Friend-shoring per riorganizzare le economie occidentali senza rinunciare alla globalizzazione e non penalizzare la tecnologia e lo scambio di conoscenze
Il termine “friend-shoring” è stato usato lo scorso 13 aprile dalla segretaria al Tesoro americano Janet Yellen. Da allora è diventato un paradigma nuovo sul quale si misurano le mosse delle economie occidentali. Quel “fare business tra amici” è presto stato interpretato come un campo sul quale far muovere anche le imprese. Grandi o piccole che siano, e nella sua accezione più genuina non vuole dire rinunciare al valore della globalizzazione. Vuol dire rivederlo in questi tempi scossi dalla guerra, in un impegno a lavorare con paesi simili, pur sempre con le regole dell’economia globale.
Il capitalismo ha dimostrato di sapersi trasformare e adattare ai nuovi scenari geopolitici. Non può fermarsi nel 21esimo secolo, a questa considerazione è arrivata Oxford Economics. La società di analisi finanziarie britannica ha anche previsto che le tensioni crescenti, la spinta al ‘decoupling’, si riverbererà. I campi maggiormente attenzionati sono soprattutto quello della tecnologia e nello scambio di conoscenze che hanno caratterizzato i progressi globali compiuti sinora.
Quali sono gli impatti del Friend-Shoring?
Bisogna creare opportunità nuove e diverse per le aziende per evitare un impoverimento generale. Se prima le imprese si muovevano senza frontiere, adesso tornano i governi a stabilire i confini del friend-shoring. Il suo opposto, ovvero l’offshoring negli anni ha sviluppato fenomeni che già prima del conflitto avevano mostrato la corda. Il decentramento delle produzioni da parte delle multinazionali verso paesi a basso costo di manodopera, ad esempio.

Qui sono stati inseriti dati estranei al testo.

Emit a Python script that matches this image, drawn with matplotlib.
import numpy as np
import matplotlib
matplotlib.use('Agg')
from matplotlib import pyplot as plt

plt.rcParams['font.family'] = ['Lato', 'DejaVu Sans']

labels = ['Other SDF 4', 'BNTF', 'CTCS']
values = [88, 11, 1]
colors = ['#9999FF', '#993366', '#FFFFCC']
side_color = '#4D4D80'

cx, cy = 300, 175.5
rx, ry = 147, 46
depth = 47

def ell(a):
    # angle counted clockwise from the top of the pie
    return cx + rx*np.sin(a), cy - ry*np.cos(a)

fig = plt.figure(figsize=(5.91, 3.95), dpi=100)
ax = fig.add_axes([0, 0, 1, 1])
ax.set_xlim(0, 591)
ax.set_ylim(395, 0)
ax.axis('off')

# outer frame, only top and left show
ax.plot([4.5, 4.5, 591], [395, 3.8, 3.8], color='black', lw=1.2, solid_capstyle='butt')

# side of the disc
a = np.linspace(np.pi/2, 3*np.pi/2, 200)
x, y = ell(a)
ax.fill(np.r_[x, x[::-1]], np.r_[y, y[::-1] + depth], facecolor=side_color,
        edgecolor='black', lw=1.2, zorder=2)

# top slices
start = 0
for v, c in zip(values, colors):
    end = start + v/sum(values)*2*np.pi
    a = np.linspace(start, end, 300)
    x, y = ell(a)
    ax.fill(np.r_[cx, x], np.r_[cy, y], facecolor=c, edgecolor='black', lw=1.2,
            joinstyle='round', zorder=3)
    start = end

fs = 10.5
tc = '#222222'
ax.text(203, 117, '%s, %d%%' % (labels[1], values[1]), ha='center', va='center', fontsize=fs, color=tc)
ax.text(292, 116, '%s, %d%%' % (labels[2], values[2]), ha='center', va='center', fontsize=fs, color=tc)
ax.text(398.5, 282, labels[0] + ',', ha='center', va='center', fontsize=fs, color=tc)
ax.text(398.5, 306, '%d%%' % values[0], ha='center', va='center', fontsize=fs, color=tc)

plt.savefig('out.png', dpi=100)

Per questo il discorso di Janet Yellen ha offerto una visione di un ritorno a dinamiche industriali più rispettose del capitale umano interno. Le condizioni internazionali stanno accelerando una tendenza che era già in atto verso un’economia di prossimità. Lo conferma anche Maurizio Marchesini, vicepresidente di Confindustria per le filiere produttive. Dice “non è la fine della globalizzazione semmai è l’inizio di una nuova globalizzazione. Un tipo di globalizzazione che premia la stabilità e l’affidabilità dei paesi nei rapporti economici e commerciali con gli altri paesi”.
Come si pongono i sindacati a riguardo?
Per questo Confindustria, ma anche i sindacati sono pronti ad una discussione comune con il governo. Oltre alle dichiarazioni di principio servono anche misure che sostengano i processi. Per riaprire le produzioni in Italia e in Europa servono supporti dal governo. Per colmare il gap del costo della manodopera sui mercati del Far East, bisogna ridurre la tassazione sulle imprese e una politica di sgravi fiscali. Sono proprio i regimi fiscali europei e i costi ambientali che hanno favorito la delocalizzazione dell’industria.
Un segnale positivo, da interpretare come buon esempio è venuto dallo sforzo promosso dall’Unione europea di aumentare la produzione europea di semiconduttori. Con la legge che stanzia 11 miliardi di euro la produzione passerà al 20 per cento entro il 2030 dall’attuale 10 per cento.
Gli investitori finanziari considerano fondamentale anche avere il pieno controllo delle proprie catene di approvvigionamento. Serve anche intesa strategica tra le istituzioni finanziarie. Fmi e Banca mondiale devono parlare la stessa lingua. Per far si che questo accada va attuato un processo di riforma per affrontare le crisi geopolitiche in un quadro che può evolversi molto rapidamente. Motivo in più che ha fatto dire alla segretaria al Tesoro di Washington che è arrivato il momento di una nuova Bretton Woods.